**Problem details:** Quote each line of the material verbatim, without the pictures.

· · ·

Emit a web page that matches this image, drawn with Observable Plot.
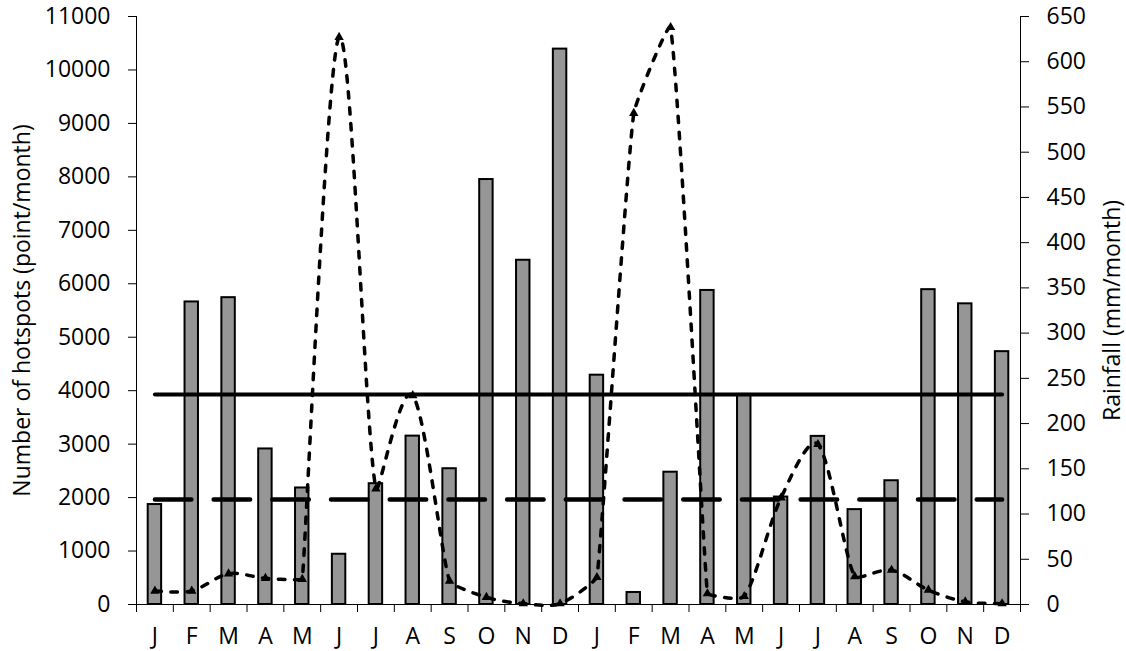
<!DOCTYPE html>
<html>
<head>
<meta charset="utf-8">
<script src="https://cdn.jsdelivr.net/npm/d3@7"></script>
<script src="https://cdn.jsdelivr.net/npm/@observablehq/plot@0.6"></script>
<style>
  body { margin: 0; background: #fff; }
  svg { display: block; }
</style>
</head>
<body>
<div id="chart"></div>
<script>
// ---- data ----
const months = ["J","F","M","A","M","J","J","A","S","O","N","D",
                "J","F","M","A","M","J","J","A","S","O","N","D"];
const hotspots = [1870, 5660, 5740, 2910, 2180, 940, 2260, 3150, 2540, 7950, 6440, 10390,
                  4290, 225, 2475, 5875, 3930, 2010, 3145, 1775, 2315, 5890, 5625, 4730];
const rainfall = [15, 15, 34, 29, 28, 627, 128, 231, 26, 8, 1, 1,
                  30, 543, 638, 12, 9, 118, 177, 31, 38, 16, 3, 1];
const hotspotMean = 3930;
const hotspotHalfMean = 1965;
const leftTicks = [0, 1000, 2000, 3000, 4000, 5000, 6000, 7000, 8000, 9000, 10000, 11000];
const rightTicks = [0, 50, 100, 150, 200, 250, 300, 350, 400, 450, 500, 550, 600, 650];
const leftTitle = "Number of hotspots (point/month)";
const rightTitle = "Rainfall (mm/month)";

// ---- spreadsheet-style smoothed curve (a d3 curve factory used by Plot) ----
function controlPoint(pPrev, p, pNext) {
  const tx = pNext[0] - pPrev[0], ty = pNext[1] - pPrev[1];
  const tl = Math.hypot(tx, ty);
  if (!tl) return p;
  const dPrev = Math.hypot(p[0] - pPrev[0], p[1] - pPrev[1]);
  const dNext = Math.hypot(pNext[0] - p[0], pNext[1] - p[1]);
  let dist = tl / 6;
  if (dPrev > 0) dist = Math.min(dist, dNext / 3 * 2 * Math.min(dPrev, dNext) / (dPrev + dNext));
  else dist = Math.min(dist, dNext / 3);
  return [p[0] + tx / tl * dist, p[1] + ty / tl * dist];
}
function smoothCurve(context) {
  let pts;
  return {
    areaStart() {}, areaEnd() {},
    lineStart() { pts = []; },
    point(x, y) { pts.push([+x, +y]); },
    lineEnd() {
      const n = pts.length;
      if (!n) return;
      context.moveTo(pts[0][0], pts[0][1]);
      for (let i = 0; i < n - 1; i++) {
        const p0 = pts[Math.max(0, i - 1)], p1 = pts[i], p2 = pts[i + 1], p3 = pts[Math.min(n - 1, i + 2)];
        const c1 = controlPoint(p0, p1, p2);
        const c2 = controlPoint(p3, p2, p1);
        context.bezierCurveTo(c1[0], c1[1], c2[0], c2[1], p2[0], p2[1]);
      }
    }
  };
}

// ---- derived ----
const yMax = leftTicks[leftTicks.length - 1];
const rainMax = rightTicks[rightTicks.length - 1];
const k = yMax / rainMax;
const data = months.map((m, i) => ({i, month: m, hot: hotspots[i], rain: rainfall[i]}));
const boundaries = months.map((_, i) => i).concat(months.length);
const fmt = d3.format("d");

const chart = Plot.plot({
  width: 1126,
  height: 651,
  marginLeft: 136,
  marginRight: 106,
  marginTop: 16,
  marginBottom: 47,
  style: {fontFamily: "'Open Sans', sans-serif", fontSize: "23px", color: "#000", background: "#fff"},
  x: {type: "linear", domain: [0, months.length], label: null},
  y: {domain: [0, yMax], label: null},
  marks: [
    Plot.rectY(data, {x1: d => d.i, x2: d => d.i + 1, y: "hot", insetLeft: 11.7, insetRight: 11.7,
      fill: "#969696", stroke: "#000", strokeWidth: 2}),
    Plot.line(data, {x: d => d.i + 0.5, y: () => hotspotMean, stroke: "#000", strokeWidth: 4}),
    Plot.line(data, {x: d => d.i + 0.5, y: () => hotspotHalfMean, stroke: "#000", strokeWidth: 4.5,
      strokeDasharray: "36.5,22.2", strokeLinecap: "round"}),
    Plot.line(data, {x: d => d.i + 0.5, y: d => d.rain * k, curve: smoothCurve, stroke: "#000",
      strokeWidth: 3.5, strokeDasharray: "6.5,9.5", strokeLinecap: "round"}),
    Plot.dot(data, {x: d => d.i + 0.5, y: d => d.rain * k, symbol: "triangle", r: 3.5, fill: "#000", stroke: "none"}),
    Plot.ruleX([0, months.length], {stroke: "#000", strokeWidth: 1}),
    Plot.ruleY([0], {stroke: "#000", strokeWidth: 1.2}),
    Plot.axisY({ticks: leftTicks, tickSize: 8, tickPadding: 18, tickFormat: fmt, label: null}),
    Plot.axisY({anchor: "right", ticks: rightTicks.map(r => r * k), tickSize: 8, tickPadding: 18,
      tickFormat: v => fmt(Math.round(v / k)), label: null}),
    Plot.axisX({ticks: boundaries, tickSize: 8, tickFormat: () => "", label: null}),
    Plot.axisX({ticks: data.map(d => d.i + 0.5), tickSize: 0, tickPadding: 23,
      tickFormat: v => months[Math.floor(v)], label: null}),
    Plot.text([leftTitle], {text: d => d, frameAnchor: "left", textAnchor: "middle", dx: -114, rotate: -90, fontSize: 23, fill: "#000"}),
    Plot.text([rightTitle], {text: d => d, frameAnchor: "right", textAnchor: "middle", dx: 92, rotate: -90, fontSize: 23, fill: "#000"})
  ]
});
document.getElementById("chart").appendChild(chart);
</script>
</body>
</html>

· · ·

**Answer to this task:**
Emit a web page that matches this image, drawn with Observable Plot.
<!DOCTYPE html>
<html>
<head>
<meta charset="utf-8">
<script src="https://cdn.jsdelivr.net/npm/d3@7"></script>
<script src="https://cdn.jsdelivr.net/npm/@observablehq/plot@0.6"></script>
<style>
  body { margin: 0; background: #fff; }
  svg { display: block; }
</style>
</head>
<body>
<div id="chart"></div>
<script>
// ---- data ----
const months = ["J","F","M","A","M","J","J","A","S","O","N","D",
                "J","F","M","A","M","J","J","A","S","O","N","D"];
const hotspots = [1870, 5660, 5740, 2910, 2180, 940, 2260, 3150, 2540, 7950, 6440, 10390,
                  4290, 225, 2475, 5875, 3930, 2010, 3145, 1775, 2315, 5890, 5625, 4730];
const rainfall = [15, 15, 34, 29, 28, 627, 128, 231, 26, 8, 1, 1,
                  30, 543, 638, 12, 9, 118, 177, 31, 38, 16, 3, 1];
const hotspotMean = 3930;
const hotspotHalfMean = 1965;
const leftTicks = [0, 1000, 2000, 3000, 4000, 5000, 6000, 7000, 8000, 9000, 10000, 11000];
const rightTicks = [0, 50, 100, 150, 200, 250, 300, 350, 400, 450, 500, 550, 600, 650];
const leftTitle = "Number of hotspots (point/month)";
const rightTitle = "Rainfall (mm/month)";

// ---- spreadsheet-style smoothed curve (a d3 curve factory used by Plot) ----
function controlPoint(pPrev, p, pNext) {
  const tx = pNext[0] - pPrev[0], ty = pNext[1] - pPrev[1];
  const tl = Math.hypot(tx, ty);
  if (!tl) return p;
  const dPrev = Math.hypot(p[0] - pPrev[0], p[1] - pPrev[1]);
  const dNext = Math.hypot(pNext[0] - p[0], pNext[1] - p[1]);
  let dist = tl / 6;
  if (dPrev > 0) dist = Math.min(dist, dNext / 3 * 2 * Math.min(dPrev, dNext) / (dPrev + dNext));
  else dist = Math.min(dist, dNext / 3);
  return [p[0] + tx / tl * dist, p[1] + ty / tl * dist];
}
function smoothCurve(context) {
  let pts;
  return {
    areaStart() {}, areaEnd() {},
    lineStart() { pts = []; },
    point(x, y) { pts.push([+x, +y]); },
    lineEnd() {
      const n = pts.length;
      if (!n) return;
      context.moveTo(pts[0][0], pts[0][1]);
      for (let i = 0; i < n - 1; i++) {
        const p0 = pts[Math.max(0, i - 1)], p1 = pts[i], p2 = pts[i + 1], p3 = pts[Math.min(n - 1, i + 2)];
        const c1 = controlPoint(p0, p1, p2);
        const c2 = controlPoint(p3, p2, p1);
        context.bezierCurveTo(c1[0], c1[1], c2[0], c2[1], p2[0], p2[1]);
      }
    }
  };
}

// ---- derived ----
const yMax = leftTicks[leftTicks.length - 1];
const rainMax = rightTicks[rightTicks.length - 1];
const k = yMax / rainMax;
const data = months.map((m, i) => ({i, month: m, hot: hotspots[i], rain: rainfall[i]}));
const boundaries = months.map((_, i) => i).concat(months.length);
const fmt = d3.format("d");

const chart = Plot.plot({
  width: 1126,
  height: 651,
  marginLeft: 136,
  marginRight: 106,
  marginTop: 16,
  marginBottom: 47,
  style: {fontFamily: "'Open Sans', sans-serif", fontSize: "23px", color: "#000", background: "#fff"},
  x: {type: "linear", domain: [0, months.length], label: null},
  y: {domain: [0, yMax], label: null},
  marks: [
    Plot.rectY(data, {x1: d => d.i, x2: d => d.i + 1, y: "hot", insetLeft: 11.7, insetRight: 11.7,
      fill: "#969696", stroke: "#000", strokeWidth: 2}),
    Plot.line(data, {x: d => d.i + 0.5, y: () => hotspotMean, stroke: "#000", strokeWidth: 4}),
    Plot.line(data, {x: d => d.i + 0.5, y: () => hotspotHalfMean, stroke: "#000", strokeWidth: 4.5,
      strokeDasharray: "36.5,22.2", strokeLinecap: "round"}),
    Plot.line(data, {x: d => d.i + 0.5, y: d => d.rain * k, curve: smoothCurve, stroke: "#000",
      strokeWidth: 3.5, strokeDasharray: "6.5,9.5", strokeLinecap: "round"}),
    Plot.dot(data, {x: d => d.i + 0.5, y: d => d.rain * k, symbol: "triangle", r: 3.5, fill: "#000", stroke: "none"}),
    Plot.ruleX([0, months.length], {stroke: "#000", strokeWidth: 1}),
    Plot.ruleY([0], {stroke: "#000", strokeWidth: 1.2}),
    Plot.axisY({ticks: leftTicks, tickSize: 8, tickPadding: 18, tickFormat: fmt, label: null}),
    Plot.axisY({anchor: "right", ticks: rightTicks.map(r => r * k), tickSize: 8, tickPadding: 18,
      tickFormat: v => fmt(Math.round(v / k)), label: null}),
    Plot.axisX({ticks: boundaries, tickSize: 8, tickFormat: () => "", label: null}),
    Plot.axisX({ticks: data.map(d => d.i + 0.5), tickSize: 0, tickPadding: 23,
      tickFormat: v => months[Math.floor(v)], label: null}),
    Plot.text([leftTitle], {text: d => d, frameAnchor: "left", textAnchor: "middle", dx: -114, rotate: -90, fontSize: 23, fill: "#000"}),
    Plot.text([rightTitle], {text: d => d, frameAnchor: "right", textAnchor: "middle", dx: 92, rotate: -90, fontSize: 23, fill: "#000"})
  ]
});
document.getElementById("chart").appendChild(chart);
</script>
</body>
</html>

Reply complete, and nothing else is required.